[What the exercise asks]: Both boundary lines count: repeat, exactly and alone, the lines from the one containing "Give me the seaborn" to the one containing "achilles_err = [0.004, 0.008, 0.008]", with pictures left out.
##### Data extract #####
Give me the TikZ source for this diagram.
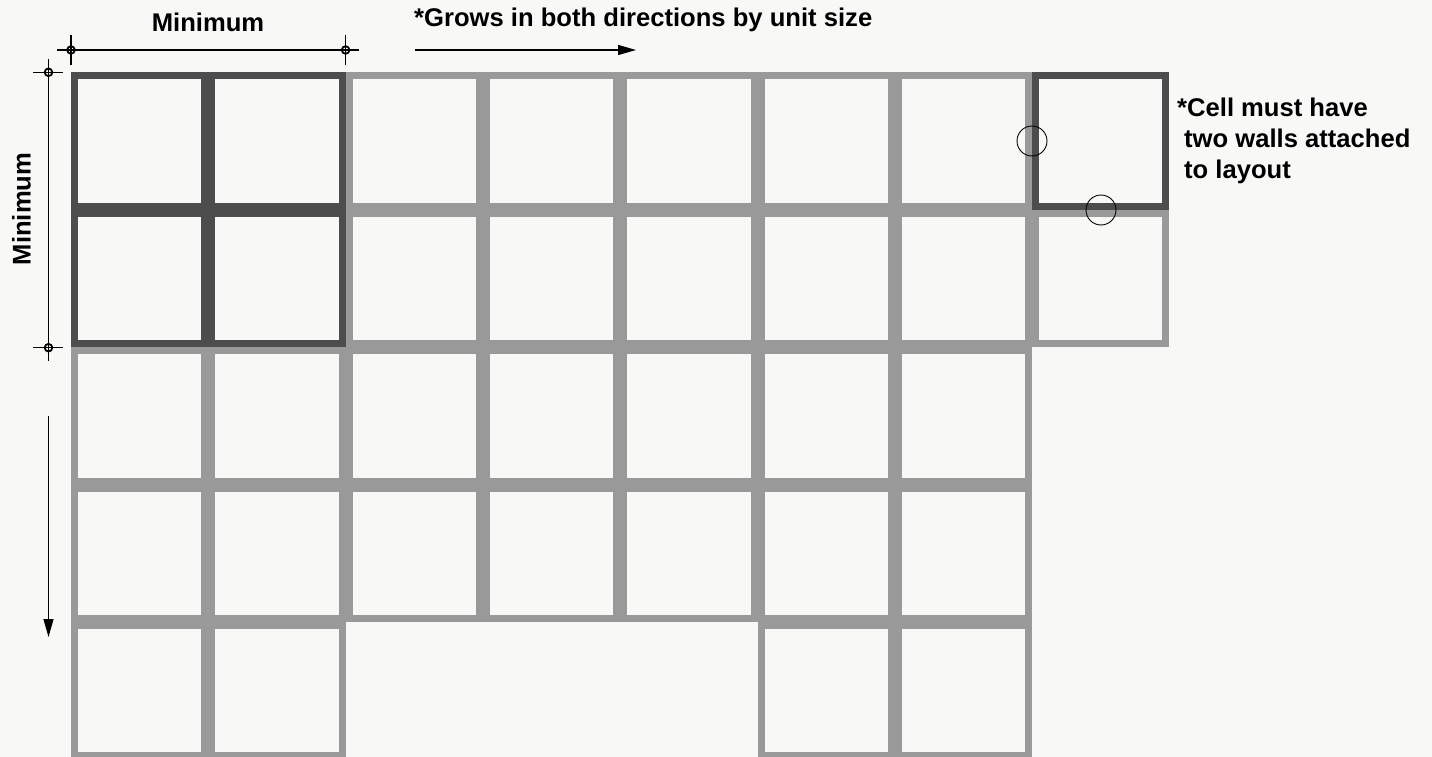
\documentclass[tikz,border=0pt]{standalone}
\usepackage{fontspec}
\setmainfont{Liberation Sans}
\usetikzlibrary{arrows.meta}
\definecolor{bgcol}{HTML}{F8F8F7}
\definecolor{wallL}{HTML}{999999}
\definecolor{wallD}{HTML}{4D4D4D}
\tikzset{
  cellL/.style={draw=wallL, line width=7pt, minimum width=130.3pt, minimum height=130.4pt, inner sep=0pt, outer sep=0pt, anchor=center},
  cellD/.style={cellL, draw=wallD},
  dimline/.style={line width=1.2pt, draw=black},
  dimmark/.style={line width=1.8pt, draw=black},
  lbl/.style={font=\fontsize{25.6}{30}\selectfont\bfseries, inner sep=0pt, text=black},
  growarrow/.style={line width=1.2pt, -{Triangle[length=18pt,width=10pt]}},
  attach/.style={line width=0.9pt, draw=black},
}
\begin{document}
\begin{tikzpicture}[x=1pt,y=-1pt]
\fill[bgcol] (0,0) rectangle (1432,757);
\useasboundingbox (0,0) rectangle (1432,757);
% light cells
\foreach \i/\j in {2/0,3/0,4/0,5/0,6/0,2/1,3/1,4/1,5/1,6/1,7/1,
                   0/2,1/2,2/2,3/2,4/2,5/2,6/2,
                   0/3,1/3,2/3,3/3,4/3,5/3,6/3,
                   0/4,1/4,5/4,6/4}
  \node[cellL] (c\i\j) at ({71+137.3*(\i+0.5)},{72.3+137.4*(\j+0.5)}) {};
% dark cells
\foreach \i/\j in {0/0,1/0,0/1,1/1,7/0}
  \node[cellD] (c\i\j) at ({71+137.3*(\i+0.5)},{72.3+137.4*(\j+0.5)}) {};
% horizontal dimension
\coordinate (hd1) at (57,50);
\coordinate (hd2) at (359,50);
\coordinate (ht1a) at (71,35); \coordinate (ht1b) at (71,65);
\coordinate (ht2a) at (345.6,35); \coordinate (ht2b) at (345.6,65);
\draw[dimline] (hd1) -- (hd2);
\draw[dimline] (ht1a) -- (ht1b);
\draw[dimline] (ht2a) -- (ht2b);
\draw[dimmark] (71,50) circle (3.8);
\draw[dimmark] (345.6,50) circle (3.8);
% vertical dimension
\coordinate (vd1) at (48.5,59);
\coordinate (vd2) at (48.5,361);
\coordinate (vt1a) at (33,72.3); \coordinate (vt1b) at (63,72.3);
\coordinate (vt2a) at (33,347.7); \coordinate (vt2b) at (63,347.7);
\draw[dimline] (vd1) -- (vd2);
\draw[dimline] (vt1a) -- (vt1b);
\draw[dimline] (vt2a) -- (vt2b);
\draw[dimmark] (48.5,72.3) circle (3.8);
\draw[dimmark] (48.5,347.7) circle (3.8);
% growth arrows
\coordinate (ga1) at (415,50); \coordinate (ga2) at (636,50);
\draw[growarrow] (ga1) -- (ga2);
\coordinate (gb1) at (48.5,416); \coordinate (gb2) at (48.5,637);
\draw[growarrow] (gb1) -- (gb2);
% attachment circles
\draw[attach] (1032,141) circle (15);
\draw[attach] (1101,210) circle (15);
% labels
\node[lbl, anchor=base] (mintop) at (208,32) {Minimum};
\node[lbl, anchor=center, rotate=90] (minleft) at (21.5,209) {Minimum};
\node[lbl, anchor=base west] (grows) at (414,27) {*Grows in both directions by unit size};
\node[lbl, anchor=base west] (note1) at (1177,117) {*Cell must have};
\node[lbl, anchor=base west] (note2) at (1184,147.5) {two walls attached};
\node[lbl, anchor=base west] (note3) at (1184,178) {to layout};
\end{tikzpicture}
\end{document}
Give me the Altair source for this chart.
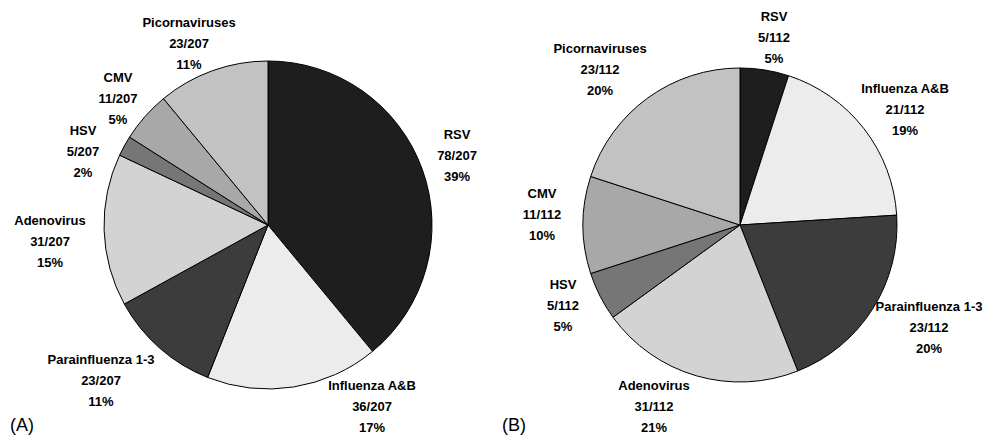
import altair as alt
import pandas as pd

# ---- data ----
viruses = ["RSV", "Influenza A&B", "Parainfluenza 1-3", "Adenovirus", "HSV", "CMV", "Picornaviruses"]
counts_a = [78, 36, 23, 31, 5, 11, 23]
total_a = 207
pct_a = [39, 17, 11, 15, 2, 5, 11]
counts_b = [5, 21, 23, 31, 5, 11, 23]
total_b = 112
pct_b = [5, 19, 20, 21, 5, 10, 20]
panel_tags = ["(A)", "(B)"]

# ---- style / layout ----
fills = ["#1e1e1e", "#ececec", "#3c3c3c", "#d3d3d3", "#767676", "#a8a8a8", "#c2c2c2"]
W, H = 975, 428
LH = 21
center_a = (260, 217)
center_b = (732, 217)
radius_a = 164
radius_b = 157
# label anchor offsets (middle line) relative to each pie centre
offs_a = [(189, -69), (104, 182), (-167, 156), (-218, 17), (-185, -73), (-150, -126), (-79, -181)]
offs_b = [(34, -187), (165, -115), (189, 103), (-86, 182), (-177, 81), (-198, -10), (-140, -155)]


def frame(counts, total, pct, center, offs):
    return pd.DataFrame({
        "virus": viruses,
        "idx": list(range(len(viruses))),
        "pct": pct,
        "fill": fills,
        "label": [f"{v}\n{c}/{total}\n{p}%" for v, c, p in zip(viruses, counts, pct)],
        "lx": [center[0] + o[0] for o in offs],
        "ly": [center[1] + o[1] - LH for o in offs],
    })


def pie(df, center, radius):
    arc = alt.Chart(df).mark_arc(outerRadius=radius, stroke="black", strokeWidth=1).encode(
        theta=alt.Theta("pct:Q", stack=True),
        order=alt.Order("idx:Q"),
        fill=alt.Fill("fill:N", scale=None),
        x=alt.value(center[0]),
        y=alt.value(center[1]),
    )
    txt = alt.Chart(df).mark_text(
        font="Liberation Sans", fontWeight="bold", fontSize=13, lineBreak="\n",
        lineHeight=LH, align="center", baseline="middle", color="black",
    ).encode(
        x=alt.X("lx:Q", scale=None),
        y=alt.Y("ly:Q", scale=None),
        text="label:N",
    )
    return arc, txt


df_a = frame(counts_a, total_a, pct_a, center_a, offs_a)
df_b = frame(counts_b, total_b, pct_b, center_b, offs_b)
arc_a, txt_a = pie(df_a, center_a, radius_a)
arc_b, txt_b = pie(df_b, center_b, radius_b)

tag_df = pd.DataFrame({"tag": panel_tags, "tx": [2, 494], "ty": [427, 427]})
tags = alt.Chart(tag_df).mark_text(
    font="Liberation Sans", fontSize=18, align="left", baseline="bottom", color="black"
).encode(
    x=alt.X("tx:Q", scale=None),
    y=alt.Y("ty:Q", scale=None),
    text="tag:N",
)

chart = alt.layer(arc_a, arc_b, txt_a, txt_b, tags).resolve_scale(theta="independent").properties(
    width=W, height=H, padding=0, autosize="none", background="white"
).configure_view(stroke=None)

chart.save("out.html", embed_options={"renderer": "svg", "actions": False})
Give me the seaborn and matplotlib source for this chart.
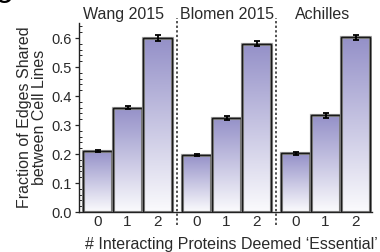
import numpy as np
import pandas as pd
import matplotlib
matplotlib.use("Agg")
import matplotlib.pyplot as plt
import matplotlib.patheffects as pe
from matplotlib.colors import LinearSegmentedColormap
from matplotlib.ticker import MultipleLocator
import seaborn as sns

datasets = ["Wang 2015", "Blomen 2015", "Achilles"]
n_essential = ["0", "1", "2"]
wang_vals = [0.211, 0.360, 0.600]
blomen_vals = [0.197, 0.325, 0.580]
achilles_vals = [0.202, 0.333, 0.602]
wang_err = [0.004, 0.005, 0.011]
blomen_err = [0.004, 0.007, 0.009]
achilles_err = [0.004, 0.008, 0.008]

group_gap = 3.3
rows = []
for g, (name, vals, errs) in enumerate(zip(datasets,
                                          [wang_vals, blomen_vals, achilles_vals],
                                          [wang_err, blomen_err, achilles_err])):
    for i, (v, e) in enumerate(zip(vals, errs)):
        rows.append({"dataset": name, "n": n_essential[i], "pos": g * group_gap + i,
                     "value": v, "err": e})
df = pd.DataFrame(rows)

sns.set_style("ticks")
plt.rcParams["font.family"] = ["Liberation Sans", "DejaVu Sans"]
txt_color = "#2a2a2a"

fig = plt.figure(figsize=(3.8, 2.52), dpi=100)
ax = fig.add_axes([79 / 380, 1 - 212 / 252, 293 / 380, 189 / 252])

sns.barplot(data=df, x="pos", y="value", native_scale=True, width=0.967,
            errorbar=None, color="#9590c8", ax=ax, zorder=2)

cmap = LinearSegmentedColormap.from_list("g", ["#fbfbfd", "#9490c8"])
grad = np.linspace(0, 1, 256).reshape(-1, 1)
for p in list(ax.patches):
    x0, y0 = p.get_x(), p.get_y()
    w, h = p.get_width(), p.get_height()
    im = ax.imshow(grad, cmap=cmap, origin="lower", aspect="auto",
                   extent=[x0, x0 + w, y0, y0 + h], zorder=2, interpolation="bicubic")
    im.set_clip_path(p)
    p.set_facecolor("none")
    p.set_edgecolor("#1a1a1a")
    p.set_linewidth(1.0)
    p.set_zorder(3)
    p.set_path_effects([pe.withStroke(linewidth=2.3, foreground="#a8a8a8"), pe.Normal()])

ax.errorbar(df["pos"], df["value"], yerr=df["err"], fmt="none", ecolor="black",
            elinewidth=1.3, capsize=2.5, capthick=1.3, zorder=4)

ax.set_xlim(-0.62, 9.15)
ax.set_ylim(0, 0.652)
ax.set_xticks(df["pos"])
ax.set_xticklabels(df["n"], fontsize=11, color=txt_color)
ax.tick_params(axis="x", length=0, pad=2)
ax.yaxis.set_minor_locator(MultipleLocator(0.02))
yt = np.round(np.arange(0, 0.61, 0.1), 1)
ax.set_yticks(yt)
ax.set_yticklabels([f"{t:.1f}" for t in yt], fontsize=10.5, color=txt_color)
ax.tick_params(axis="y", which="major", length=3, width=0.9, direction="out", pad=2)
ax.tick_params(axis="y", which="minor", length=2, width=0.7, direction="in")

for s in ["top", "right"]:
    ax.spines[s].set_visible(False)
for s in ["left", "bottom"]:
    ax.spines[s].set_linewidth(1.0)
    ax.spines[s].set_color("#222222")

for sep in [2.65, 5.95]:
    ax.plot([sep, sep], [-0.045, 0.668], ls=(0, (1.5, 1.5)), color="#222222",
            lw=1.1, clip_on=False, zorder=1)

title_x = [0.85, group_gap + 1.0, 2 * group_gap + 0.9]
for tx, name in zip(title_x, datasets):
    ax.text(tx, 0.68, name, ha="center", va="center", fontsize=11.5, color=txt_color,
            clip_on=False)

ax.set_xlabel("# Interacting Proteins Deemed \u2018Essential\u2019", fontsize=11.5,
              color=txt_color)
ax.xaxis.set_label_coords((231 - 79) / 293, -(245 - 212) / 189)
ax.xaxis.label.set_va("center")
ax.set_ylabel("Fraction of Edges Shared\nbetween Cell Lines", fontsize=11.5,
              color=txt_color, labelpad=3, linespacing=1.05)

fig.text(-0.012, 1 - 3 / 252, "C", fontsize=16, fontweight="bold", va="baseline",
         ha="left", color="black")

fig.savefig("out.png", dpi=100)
#####
[Written response]:
Give me the seaborn and matplotlib source for this chart.
import numpy as np
import pandas as pd
import matplotlib
matplotlib.use("Agg")
import matplotlib.pyplot as plt
import matplotlib.patheffects as pe
from matplotlib.colors import LinearSegmentedColormap
from matplotlib.ticker import MultipleLocator
import seaborn as sns

datasets = ["Wang 2015", "Blomen 2015", "Achilles"]
n_essential = ["0", "1", "2"]
wang_vals = [0.211, 0.360, 0.600]
blomen_vals = [0.197, 0.325, 0.580]
achilles_vals = [0.202, 0.333, 0.602]
wang_err = [0.004, 0.005, 0.011]
blomen_err = [0.004, 0.007, 0.009]
achilles_err = [0.004, 0.008, 0.008]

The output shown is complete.